Officials and activists in Rajasthan say that hundreds of tribals and low-caste Hindus are being converted to Christianity by missionaries each month, some by force and others by the lure of money.
The state government which is led by the Hindu nationalist Bharatiya Janata Party plans to adopt legislation in the current session of the state assembly to ban such conversions.
The proposed law calls for jail terms up to five years for those found guilty of forcing or encouraging others to convert.
Anand Chaudhary, president of the Rajasthan Bible Institute, said the proposed measure was "foolish. "There was no need to bring in any bill. How can a miniscule population of 0.07 percent convert a majority?" he said.
Christians constitute less than 40,000 people out of Rajasthan's population of 56 million and make up less than three percent of India's total population of 1.1 billion.
"It is not just mischievous but downright unconstitutional," said Abraham Mathai, general secretary of the All-India Christian Council. "The right to follow or change to a particular faith can never be unlawful in a civilised society.
"Should the bill be passed, one fears that it will be the stick used to harass minorities in a state where they already feel insecure," Mathai added.

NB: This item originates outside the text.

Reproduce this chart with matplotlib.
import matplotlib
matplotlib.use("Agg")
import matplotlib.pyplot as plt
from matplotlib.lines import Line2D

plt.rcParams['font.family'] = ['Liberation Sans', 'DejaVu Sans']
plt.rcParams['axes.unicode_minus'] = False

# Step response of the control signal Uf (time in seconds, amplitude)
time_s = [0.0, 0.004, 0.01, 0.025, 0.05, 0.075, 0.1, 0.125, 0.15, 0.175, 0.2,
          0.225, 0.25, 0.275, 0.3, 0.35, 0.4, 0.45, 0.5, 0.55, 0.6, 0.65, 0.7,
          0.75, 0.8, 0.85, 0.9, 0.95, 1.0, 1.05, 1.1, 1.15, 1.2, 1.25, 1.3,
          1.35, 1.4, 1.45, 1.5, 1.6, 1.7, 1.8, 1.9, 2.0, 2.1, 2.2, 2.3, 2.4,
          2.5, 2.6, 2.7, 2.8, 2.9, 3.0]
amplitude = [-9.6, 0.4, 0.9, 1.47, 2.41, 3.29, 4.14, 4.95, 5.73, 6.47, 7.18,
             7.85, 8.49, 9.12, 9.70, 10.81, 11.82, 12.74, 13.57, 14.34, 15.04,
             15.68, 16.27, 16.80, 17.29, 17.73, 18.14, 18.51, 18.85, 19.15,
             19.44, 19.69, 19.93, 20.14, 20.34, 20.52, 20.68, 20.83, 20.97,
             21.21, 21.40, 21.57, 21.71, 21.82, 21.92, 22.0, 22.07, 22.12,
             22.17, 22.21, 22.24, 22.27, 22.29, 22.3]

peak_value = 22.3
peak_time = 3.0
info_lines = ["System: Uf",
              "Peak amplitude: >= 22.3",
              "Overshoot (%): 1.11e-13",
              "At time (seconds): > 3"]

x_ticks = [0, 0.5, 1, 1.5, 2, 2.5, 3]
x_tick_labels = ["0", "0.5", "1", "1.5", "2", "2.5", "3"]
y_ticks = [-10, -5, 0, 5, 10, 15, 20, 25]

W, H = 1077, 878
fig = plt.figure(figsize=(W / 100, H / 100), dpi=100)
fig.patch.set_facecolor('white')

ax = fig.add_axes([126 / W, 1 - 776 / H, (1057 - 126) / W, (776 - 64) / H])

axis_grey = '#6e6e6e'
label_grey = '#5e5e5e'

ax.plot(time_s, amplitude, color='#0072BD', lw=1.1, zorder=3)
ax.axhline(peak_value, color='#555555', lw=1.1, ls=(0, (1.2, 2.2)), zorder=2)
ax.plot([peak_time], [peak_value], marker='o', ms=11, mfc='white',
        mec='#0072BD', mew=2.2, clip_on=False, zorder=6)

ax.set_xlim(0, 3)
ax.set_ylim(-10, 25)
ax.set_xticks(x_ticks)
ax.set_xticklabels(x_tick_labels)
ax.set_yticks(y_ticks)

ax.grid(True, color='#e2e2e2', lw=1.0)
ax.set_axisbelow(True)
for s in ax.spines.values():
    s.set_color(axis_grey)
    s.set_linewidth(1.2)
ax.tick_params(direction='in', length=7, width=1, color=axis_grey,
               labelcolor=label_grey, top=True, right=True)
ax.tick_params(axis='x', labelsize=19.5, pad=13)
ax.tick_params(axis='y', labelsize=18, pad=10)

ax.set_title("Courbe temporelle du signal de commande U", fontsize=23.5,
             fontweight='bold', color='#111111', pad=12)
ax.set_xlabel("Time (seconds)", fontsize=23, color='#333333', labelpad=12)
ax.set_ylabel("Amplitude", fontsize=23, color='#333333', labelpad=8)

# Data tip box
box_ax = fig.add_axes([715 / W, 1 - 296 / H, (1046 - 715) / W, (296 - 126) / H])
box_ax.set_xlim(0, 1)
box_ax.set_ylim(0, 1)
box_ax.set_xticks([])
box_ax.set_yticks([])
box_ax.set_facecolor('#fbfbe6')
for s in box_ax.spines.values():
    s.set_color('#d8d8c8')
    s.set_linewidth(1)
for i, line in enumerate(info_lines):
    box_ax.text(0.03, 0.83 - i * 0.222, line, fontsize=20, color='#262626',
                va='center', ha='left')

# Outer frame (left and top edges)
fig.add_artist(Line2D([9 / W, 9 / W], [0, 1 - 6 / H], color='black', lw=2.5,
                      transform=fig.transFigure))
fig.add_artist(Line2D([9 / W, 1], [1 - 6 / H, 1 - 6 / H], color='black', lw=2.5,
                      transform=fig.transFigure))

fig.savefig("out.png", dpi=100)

Religious conflicts in India commonly pit Hindus, who make up 80 percent of the population, against Muslims who constitute about 13 percent. But in recent years there have been attacks on Christian chapels and missionaries, blamed on Hindu hardliners.
Rajendra Singh Rathore, Rajasthan's parliamentary affairs minister, said the bill was prompted by the discovery of an increasing number of forced conversions. "Such conversations always remain a threat to the law and order situation in the state," he said.
Similar laws are already on the books in the states of Madhya Pradesh, Gujarat, Tamil Nadu and Orissa.